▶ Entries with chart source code
+-------+

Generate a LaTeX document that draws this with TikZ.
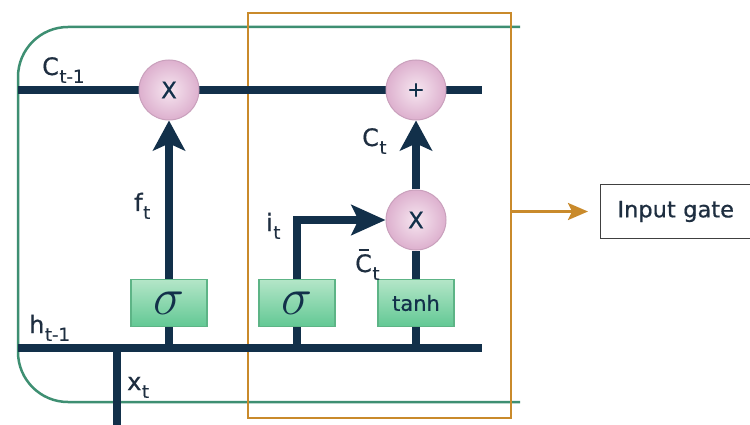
\documentclass[tikz,border=0pt]{standalone}
\usepackage{fontspec}
\setmainfont{DejaVu Sans}[FakeBold=0.6]
\usetikzlibrary{arrows.meta,calc}
\definecolor{navy}{HTML}{12304A}
\definecolor{labc}{HTML}{1E2E40}
\definecolor{greenc}{HTML}{3E8F72}
\definecolor{orangec}{HTML}{C98A2B}
\definecolor{boxtop}{HTML}{B4E6C8}
\definecolor{boxbot}{HTML}{62C894}
\definecolor{boxedge}{HTML}{5DB486}
\definecolor{circin}{HTML}{F6E6F0}
\definecolor{circout}{HTML}{DDB0CE}
\definecolor{circedge}{HTML}{C9A0BC}
\newcommand\lbl[2]{#1\kern0.5pt\raisebox{-0.33em}{\fontsize{18}{18}\selectfont #2}}
\newcommand\barC{\leavevmode\rlap{\raisebox{0.88em}{\kern3.5pt\rule{10pt}{2.2pt}}}C}
\newcommand\bigsig{\scalebox{2.1}{$\sigma$}}
\tikzset{
  cellline/.style={draw=navy, line width=7.5pt},
  flow/.style={cellline, -{Stealth[length=30pt,width=32pt,inset=7pt]}},
  gatebox/.style={rectangle, draw=boxedge, line width=1.2pt, top color=boxtop, bottom color=boxbot, minimum width=76pt, minimum height=47pt, inner sep=0pt, text=navy},
  opcirc/.style={circle, draw=circedge, line width=1pt, inner color=circin, outer color=circout, minimum size=60pt, inner sep=0pt, text=navy, font=\fontsize{23}{23}\selectfont},
  lab/.style={anchor=base west, inner sep=0pt, text=labc, font=\fontsize{24}{24}\selectfont}
}
\begin{document}
\begin{tikzpicture}[x=1pt,y=-1pt]
\useasboundingbox (0,0) rectangle (750,425);
\fill[white] (0,0) rectangle (750,425);

% green cell outline
\draw[greenc, line width=2.5pt, rounded corners=50pt] (520,27) -- (18,27) -- (18,402) -- (520,402);

% orange input-gate frame
\node[draw=orangec, line width=2.5pt, minimum width=263pt, minimum height=405pt, inner sep=0pt] (frame) at (379.5,215.5) {};

% coordinates
\coordinate (cL) at (18,90);
\coordinate (cR) at (482,90);
\coordinate (hL) at (18,348);
\coordinate (hR) at (482,348);
\coordinate (xB) at (117,425);
\coordinate (xT) at (117,348);

% main lines
\draw[cellline] (cL) -- (cR);
\draw[cellline] (hL) -- (hR);
\draw[cellline] (xB) -- (xT);

% gates
\node[gatebox, font=\fontsize{24}{24}\selectfont] (sigF) at (169,303) {\bigsig};
\node[gatebox, font=\fontsize{24}{24}\selectfont] (sigI) at (297,303) {\bigsig};
\node[gatebox, font=\fontsize{21}{21}\selectfont] (tanhB) at (416,303) {tanh};

% operations
\node[opcirc] (mulF) at (169,90) {X};
\node[opcirc, font=\fontsize{21}{21}\selectfont] (add) at (416,90) {+};
\node[opcirc] (mulI) at (416,220) {X};

% connectors
\draw[cellline] (sigF.south) -- (sigF.south |- hL);
\draw[cellline] (sigI.south) -- (sigI.south |- hL);
\draw[cellline] (tanhB.south) -- (tanhB.south |- hL);
\draw[flow] (sigF.north) -- (mulF.south);
\draw[flow] (mulI.north) -- (add.south);
\draw[cellline] (tanhB.north) -- (mulI.south);
\draw[cellline, -{Stealth[length=34pt,width=30pt,inset=7pt]}] (sigI.north) |- (mulI.west);

% labels
\node[lab] (lC1) at (42,75) {\lbl{C}{t-1}};
\node[lab] (lf) at (134,211) {\lbl{f}{t}};
\node[lab] (lC) at (362,146) {\lbl{C}{t}};
\node[lab] (li) at (266,231) {\lbl{i}{t}};
\node[lab] (lCb) at (355,272) {\lbl{\barC}{t}};
\node[lab] (lh) at (29,333) {\lbl{h}{t-1}};
\node[lab] (lx) at (127,390) {\lbl{x}{t}};

% input gate box
\node[draw=black!75, line width=1pt, anchor=west, minimum height=53pt, text width=140pt, inner xsep=17pt, align=left, text=labc, font=\fontsize{22.5}{22.5}\selectfont] (inp) at (600,211.5) {Input gate};
\draw[orangec, line width=2.5pt, -{Stealth[length=20pt,width=17pt,inset=4pt]}, shorten >=12pt] (frame.east |- inp.west) -- (inp.west);
\end{tikzpicture}
\end{document}
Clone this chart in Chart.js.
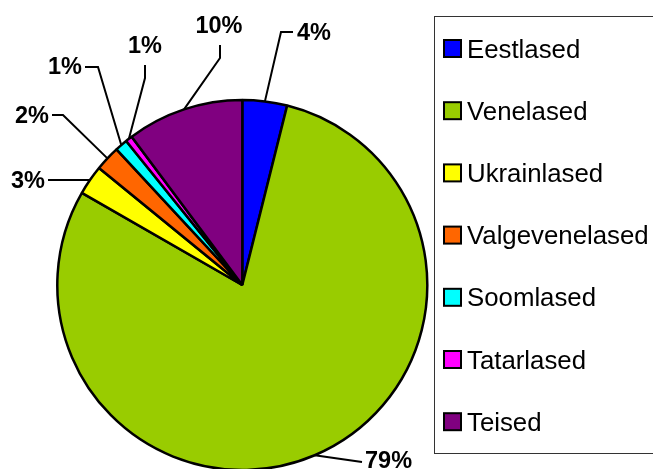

+-------+

▶ Directions for this task
Take the data above and repeat it exactly, leaving each picture out.

▶ Result of this task
Generate a LaTeX document that draws this with TikZ.
\documentclass[tikz,border=0pt]{standalone}
\usepackage{fontspec}
\setmainfont{DejaVu Sans}[FakeBold=0.6]
\usetikzlibrary{arrows.meta,calc}
\definecolor{navy}{HTML}{12304A}
\definecolor{labc}{HTML}{1E2E40}
\definecolor{greenc}{HTML}{3E8F72}
\definecolor{orangec}{HTML}{C98A2B}
\definecolor{boxtop}{HTML}{B4E6C8}
\definecolor{boxbot}{HTML}{62C894}
\definecolor{boxedge}{HTML}{5DB486}
\definecolor{circin}{HTML}{F6E6F0}
\definecolor{circout}{HTML}{DDB0CE}
\definecolor{circedge}{HTML}{C9A0BC}
\newcommand\lbl[2]{#1\kern0.5pt\raisebox{-0.33em}{\fontsize{18}{18}\selectfont #2}}
\newcommand\barC{\leavevmode\rlap{\raisebox{0.88em}{\kern3.5pt\rule{10pt}{2.2pt}}}C}
\newcommand\bigsig{\scalebox{2.1}{$\sigma$}}
\tikzset{
  cellline/.style={draw=navy, line width=7.5pt},
  flow/.style={cellline, -{Stealth[length=30pt,width=32pt,inset=7pt]}},
  gatebox/.style={rectangle, draw=boxedge, line width=1.2pt, top color=boxtop, bottom color=boxbot, minimum width=76pt, minimum height=47pt, inner sep=0pt, text=navy},
  opcirc/.style={circle, draw=circedge, line width=1pt, inner color=circin, outer color=circout, minimum size=60pt, inner sep=0pt, text=navy, font=\fontsize{23}{23}\selectfont},
  lab/.style={anchor=base west, inner sep=0pt, text=labc, font=\fontsize{24}{24}\selectfont}
}
\begin{document}
\begin{tikzpicture}[x=1pt,y=-1pt]
\useasboundingbox (0,0) rectangle (750,425);
\fill[white] (0,0) rectangle (750,425);

% green cell outline
\draw[greenc, line width=2.5pt, rounded corners=50pt] (520,27) -- (18,27) -- (18,402) -- (520,402);

% orange input-gate frame
\node[draw=orangec, line width=2.5pt, minimum width=263pt, minimum height=405pt, inner sep=0pt] (frame) at (379.5,215.5) {};

% coordinates
\coordinate (cL) at (18,90);
\coordinate (cR) at (482,90);
\coordinate (hL) at (18,348);
\coordinate (hR) at (482,348);
\coordinate (xB) at (117,425);
\coordinate (xT) at (117,348);

% main lines
\draw[cellline] (cL) -- (cR);
\draw[cellline] (hL) -- (hR);
\draw[cellline] (xB) -- (xT);

% gates
\node[gatebox, font=\fontsize{24}{24}\selectfont] (sigF) at (169,303) {\bigsig};
\node[gatebox, font=\fontsize{24}{24}\selectfont] (sigI) at (297,303) {\bigsig};
\node[gatebox, font=\fontsize{21}{21}\selectfont] (tanhB) at (416,303) {tanh};

% operations
\node[opcirc] (mulF) at (169,90) {X};
\node[opcirc, font=\fontsize{21}{21}\selectfont] (add) at (416,90) {+};
\node[opcirc] (mulI) at (416,220) {X};

% connectors
\draw[cellline] (sigF.south) -- (sigF.south |- hL);
\draw[cellline] (sigI.south) -- (sigI.south |- hL);
\draw[cellline] (tanhB.south) -- (tanhB.south |- hL);
\draw[flow] (sigF.north) -- (mulF.south);
\draw[flow] (mulI.north) -- (add.south);
\draw[cellline] (tanhB.north) -- (mulI.south);
\draw[cellline, -{Stealth[length=34pt,width=30pt,inset=7pt]}] (sigI.north) |- (mulI.west);

% labels
\node[lab] (lC1) at (42,75) {\lbl{C}{t-1}};
\node[lab] (lf) at (134,211) {\lbl{f}{t}};
\node[lab] (lC) at (362,146) {\lbl{C}{t}};
\node[lab] (li) at (266,231) {\lbl{i}{t}};
\node[lab] (lCb) at (355,272) {\lbl{\barC}{t}};
\node[lab] (lh) at (29,333) {\lbl{h}{t-1}};
\node[lab] (lx) at (127,390) {\lbl{x}{t}};

% input gate box
\node[draw=black!75, line width=1pt, anchor=west, minimum height=53pt, text width=140pt, inner xsep=17pt, align=left, text=labc, font=\fontsize{22.5}{22.5}\selectfont] (inp) at (600,211.5) {Input gate};
\draw[orangec, line width=2.5pt, -{Stealth[length=20pt,width=17pt,inset=4pt]}, shorten >=12pt] (frame.east |- inp.west) -- (inp.west);
\end{tikzpicture}
\end{document}
Clone this chart in Chart.js.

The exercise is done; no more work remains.